- GIVEN PROBLEM:
Everything from the first line of the data through the line with "(10pt,0) rectangle (896pt,780pt);" is to be echoed exactly, minus the pictures.

═════ DATASET SECTION

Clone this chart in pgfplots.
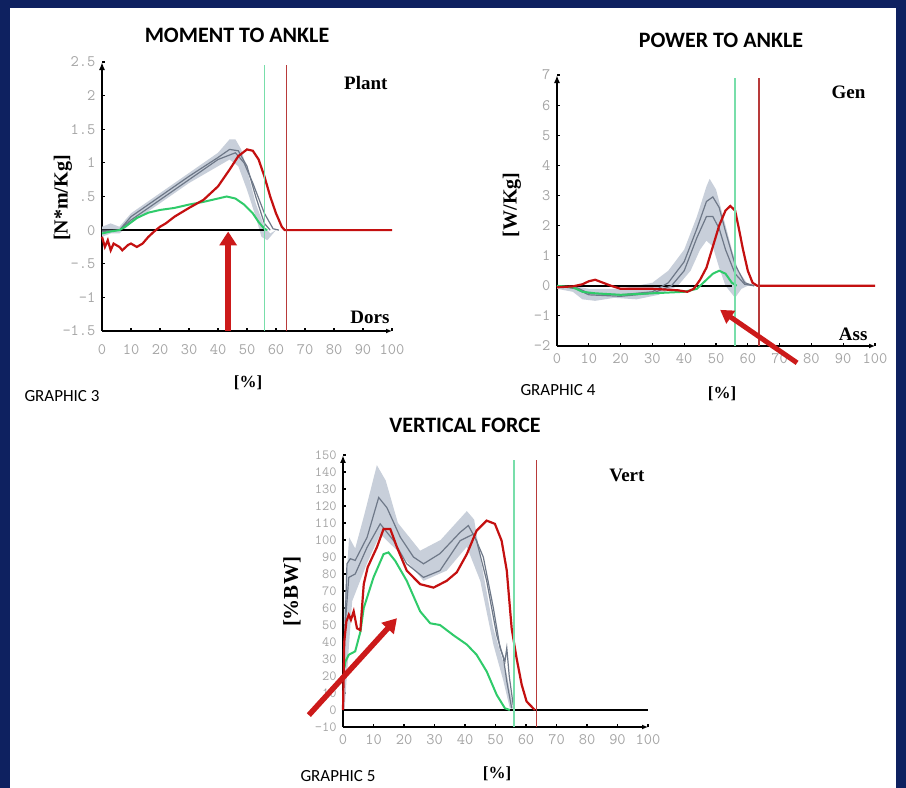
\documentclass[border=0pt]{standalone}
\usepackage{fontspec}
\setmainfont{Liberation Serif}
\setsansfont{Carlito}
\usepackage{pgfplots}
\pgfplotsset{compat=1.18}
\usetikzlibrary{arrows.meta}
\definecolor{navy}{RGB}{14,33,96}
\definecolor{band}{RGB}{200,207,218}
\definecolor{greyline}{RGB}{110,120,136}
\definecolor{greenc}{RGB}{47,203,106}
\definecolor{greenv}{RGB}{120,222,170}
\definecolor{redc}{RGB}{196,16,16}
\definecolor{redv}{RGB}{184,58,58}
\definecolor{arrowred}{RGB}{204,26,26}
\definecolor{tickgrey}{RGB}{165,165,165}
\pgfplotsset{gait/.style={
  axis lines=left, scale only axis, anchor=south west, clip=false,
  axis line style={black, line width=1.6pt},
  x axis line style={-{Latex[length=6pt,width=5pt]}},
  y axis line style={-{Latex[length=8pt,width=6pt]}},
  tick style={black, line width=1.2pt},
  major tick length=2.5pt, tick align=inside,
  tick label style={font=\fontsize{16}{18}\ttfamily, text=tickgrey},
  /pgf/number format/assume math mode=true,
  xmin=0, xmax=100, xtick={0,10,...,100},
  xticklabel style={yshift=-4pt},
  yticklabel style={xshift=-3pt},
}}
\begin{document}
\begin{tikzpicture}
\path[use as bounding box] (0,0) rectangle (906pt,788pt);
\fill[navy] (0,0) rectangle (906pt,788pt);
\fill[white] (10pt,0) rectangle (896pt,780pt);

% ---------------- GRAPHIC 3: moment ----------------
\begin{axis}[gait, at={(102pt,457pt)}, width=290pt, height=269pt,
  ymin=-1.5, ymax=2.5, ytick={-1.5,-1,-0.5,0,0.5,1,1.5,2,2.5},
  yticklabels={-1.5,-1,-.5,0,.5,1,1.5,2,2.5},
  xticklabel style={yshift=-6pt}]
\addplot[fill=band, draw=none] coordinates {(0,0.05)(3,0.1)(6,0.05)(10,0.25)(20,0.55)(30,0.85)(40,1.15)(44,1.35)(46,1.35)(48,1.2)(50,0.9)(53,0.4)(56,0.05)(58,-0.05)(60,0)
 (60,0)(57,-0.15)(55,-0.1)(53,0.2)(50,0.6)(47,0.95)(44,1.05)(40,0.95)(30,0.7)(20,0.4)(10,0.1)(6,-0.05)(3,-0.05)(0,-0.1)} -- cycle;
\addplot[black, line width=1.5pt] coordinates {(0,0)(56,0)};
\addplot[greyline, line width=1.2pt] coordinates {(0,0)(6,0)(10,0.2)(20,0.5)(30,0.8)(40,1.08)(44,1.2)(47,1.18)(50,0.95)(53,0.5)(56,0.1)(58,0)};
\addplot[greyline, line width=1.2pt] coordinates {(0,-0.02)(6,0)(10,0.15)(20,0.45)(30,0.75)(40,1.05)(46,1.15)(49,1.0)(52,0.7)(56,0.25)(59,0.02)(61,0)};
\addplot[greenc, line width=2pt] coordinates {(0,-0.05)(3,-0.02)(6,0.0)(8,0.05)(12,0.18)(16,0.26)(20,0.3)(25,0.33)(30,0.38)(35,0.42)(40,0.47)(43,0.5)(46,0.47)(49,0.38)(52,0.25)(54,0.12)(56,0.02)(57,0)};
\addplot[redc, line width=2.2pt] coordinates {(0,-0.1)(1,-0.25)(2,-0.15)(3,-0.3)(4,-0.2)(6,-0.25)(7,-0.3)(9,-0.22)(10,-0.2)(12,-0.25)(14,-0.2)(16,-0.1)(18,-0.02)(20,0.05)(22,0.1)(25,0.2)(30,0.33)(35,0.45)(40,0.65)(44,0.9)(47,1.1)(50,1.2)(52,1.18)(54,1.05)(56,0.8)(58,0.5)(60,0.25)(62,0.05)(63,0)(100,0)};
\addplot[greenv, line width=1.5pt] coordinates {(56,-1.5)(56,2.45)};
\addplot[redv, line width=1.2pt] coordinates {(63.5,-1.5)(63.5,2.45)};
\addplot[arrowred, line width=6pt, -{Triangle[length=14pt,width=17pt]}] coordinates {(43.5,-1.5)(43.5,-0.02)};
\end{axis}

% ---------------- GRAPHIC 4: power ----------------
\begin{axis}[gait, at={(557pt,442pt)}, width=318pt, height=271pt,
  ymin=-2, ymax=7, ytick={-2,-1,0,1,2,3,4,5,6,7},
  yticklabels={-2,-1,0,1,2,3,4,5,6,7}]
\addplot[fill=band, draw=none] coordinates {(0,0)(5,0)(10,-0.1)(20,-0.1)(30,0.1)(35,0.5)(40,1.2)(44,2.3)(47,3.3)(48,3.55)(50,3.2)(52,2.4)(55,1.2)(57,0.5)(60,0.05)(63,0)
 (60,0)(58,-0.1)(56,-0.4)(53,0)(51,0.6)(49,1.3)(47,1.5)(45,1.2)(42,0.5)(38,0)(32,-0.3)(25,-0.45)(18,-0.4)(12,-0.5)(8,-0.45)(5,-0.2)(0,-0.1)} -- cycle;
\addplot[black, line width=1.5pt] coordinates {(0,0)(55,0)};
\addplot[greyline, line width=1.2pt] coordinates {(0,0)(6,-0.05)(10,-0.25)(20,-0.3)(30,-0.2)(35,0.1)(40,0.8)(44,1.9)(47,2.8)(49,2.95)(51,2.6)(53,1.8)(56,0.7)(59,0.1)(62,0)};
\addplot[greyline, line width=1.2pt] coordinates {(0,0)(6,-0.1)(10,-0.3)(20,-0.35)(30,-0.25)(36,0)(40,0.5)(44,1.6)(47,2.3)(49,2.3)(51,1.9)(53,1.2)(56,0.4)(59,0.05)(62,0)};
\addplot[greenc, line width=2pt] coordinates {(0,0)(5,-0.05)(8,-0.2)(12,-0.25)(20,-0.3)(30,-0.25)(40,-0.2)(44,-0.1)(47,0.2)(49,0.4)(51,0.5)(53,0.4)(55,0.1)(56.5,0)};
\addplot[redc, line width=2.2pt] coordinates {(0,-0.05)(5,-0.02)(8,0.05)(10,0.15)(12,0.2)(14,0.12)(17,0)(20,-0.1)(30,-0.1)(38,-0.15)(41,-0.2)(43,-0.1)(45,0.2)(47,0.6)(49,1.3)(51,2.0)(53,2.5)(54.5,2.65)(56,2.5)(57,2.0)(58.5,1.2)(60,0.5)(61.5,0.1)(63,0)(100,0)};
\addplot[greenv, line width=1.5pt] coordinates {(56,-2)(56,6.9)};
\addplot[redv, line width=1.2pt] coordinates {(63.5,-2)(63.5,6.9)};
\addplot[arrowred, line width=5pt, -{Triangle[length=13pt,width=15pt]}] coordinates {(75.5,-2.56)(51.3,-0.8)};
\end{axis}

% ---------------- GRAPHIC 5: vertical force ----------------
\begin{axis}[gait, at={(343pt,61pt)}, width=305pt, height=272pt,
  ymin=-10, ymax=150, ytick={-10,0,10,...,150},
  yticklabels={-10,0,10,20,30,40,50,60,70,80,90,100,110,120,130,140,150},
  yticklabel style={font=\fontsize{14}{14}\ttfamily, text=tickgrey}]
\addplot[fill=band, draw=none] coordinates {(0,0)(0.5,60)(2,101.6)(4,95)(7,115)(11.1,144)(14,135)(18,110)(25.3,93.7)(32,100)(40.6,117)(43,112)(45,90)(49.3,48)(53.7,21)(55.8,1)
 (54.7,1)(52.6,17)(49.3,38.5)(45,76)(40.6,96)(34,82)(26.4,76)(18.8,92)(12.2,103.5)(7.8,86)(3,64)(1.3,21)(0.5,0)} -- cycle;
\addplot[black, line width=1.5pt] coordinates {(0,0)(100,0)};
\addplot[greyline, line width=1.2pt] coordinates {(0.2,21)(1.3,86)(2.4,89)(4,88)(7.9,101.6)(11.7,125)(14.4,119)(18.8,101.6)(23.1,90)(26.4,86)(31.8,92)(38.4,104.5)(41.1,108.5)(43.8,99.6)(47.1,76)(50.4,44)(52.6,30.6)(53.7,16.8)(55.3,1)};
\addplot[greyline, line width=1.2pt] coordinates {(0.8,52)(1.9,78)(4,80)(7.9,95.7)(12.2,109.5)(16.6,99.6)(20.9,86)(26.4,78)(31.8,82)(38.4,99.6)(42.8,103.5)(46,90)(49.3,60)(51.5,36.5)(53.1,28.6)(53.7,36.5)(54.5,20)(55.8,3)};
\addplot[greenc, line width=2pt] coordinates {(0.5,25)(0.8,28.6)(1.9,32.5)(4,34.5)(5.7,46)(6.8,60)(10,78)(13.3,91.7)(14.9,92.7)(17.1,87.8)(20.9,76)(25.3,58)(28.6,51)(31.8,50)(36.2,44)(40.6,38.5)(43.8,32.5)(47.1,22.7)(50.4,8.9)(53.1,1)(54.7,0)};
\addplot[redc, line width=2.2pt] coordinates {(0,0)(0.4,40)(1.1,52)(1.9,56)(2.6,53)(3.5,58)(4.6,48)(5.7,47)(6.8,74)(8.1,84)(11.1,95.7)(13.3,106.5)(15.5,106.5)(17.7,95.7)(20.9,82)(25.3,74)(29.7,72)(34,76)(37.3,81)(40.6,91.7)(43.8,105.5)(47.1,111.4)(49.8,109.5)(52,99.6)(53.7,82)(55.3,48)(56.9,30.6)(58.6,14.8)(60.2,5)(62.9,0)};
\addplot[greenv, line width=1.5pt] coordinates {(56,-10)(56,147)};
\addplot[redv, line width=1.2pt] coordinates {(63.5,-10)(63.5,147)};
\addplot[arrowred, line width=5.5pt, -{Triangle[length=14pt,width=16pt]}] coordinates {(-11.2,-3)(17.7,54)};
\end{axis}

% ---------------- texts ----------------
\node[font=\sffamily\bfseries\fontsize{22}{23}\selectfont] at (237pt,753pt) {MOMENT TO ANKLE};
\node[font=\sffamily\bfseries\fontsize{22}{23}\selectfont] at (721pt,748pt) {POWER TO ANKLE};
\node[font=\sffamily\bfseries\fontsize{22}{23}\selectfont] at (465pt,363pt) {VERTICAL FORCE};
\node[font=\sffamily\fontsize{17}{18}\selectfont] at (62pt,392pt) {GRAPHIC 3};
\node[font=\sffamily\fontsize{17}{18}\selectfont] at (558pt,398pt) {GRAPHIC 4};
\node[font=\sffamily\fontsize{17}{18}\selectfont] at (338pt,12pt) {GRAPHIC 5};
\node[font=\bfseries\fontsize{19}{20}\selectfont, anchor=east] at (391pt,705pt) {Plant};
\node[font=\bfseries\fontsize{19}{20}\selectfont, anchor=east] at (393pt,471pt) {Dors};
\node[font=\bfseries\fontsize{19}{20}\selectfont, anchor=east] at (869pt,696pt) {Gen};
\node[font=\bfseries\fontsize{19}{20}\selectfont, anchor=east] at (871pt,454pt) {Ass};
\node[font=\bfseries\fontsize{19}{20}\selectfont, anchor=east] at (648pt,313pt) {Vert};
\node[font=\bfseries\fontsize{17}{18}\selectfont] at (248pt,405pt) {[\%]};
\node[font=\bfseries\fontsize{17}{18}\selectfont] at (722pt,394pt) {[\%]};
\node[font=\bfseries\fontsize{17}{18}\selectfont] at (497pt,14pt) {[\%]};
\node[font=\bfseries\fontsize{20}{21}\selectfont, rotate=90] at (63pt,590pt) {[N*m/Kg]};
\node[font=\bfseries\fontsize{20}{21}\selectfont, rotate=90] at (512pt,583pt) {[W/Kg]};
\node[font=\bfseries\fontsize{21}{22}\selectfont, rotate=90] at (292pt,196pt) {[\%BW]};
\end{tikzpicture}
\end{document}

══════════

- OUTPUT BELOW:
Clone this chart in pgfplots.
\documentclass[border=0pt]{standalone}
\usepackage{fontspec}
\setmainfont{Liberation Serif}
\setsansfont{Carlito}
\usepackage{pgfplots}
\pgfplotsset{compat=1.18}
\usetikzlibrary{arrows.meta}
\definecolor{navy}{RGB}{14,33,96}
\definecolor{band}{RGB}{200,207,218}
\definecolor{greyline}{RGB}{110,120,136}
\definecolor{greenc}{RGB}{47,203,106}
\definecolor{greenv}{RGB}{120,222,170}
\definecolor{redc}{RGB}{196,16,16}
\definecolor{redv}{RGB}{184,58,58}
\definecolor{arrowred}{RGB}{204,26,26}
\definecolor{tickgrey}{RGB}{165,165,165}
\pgfplotsset{gait/.style={
  axis lines=left, scale only axis, anchor=south west, clip=false,
  axis line style={black, line width=1.6pt},
  x axis line style={-{Latex[length=6pt,width=5pt]}},
  y axis line style={-{Latex[length=8pt,width=6pt]}},
  tick style={black, line width=1.2pt},
  major tick length=2.5pt, tick align=inside,
  tick label style={font=\fontsize{16}{18}\ttfamily, text=tickgrey},
  /pgf/number format/assume math mode=true,
  xmin=0, xmax=100, xtick={0,10,...,100},
  xticklabel style={yshift=-4pt},
  yticklabel style={xshift=-3pt},
}}
\begin{document}
\begin{tikzpicture}
\path[use as bounding box] (0,0) rectangle (906pt,788pt);
\fill[navy] (0,0) rectangle (906pt,788pt);
\fill[white] (10pt,0) rectangle (896pt,780pt);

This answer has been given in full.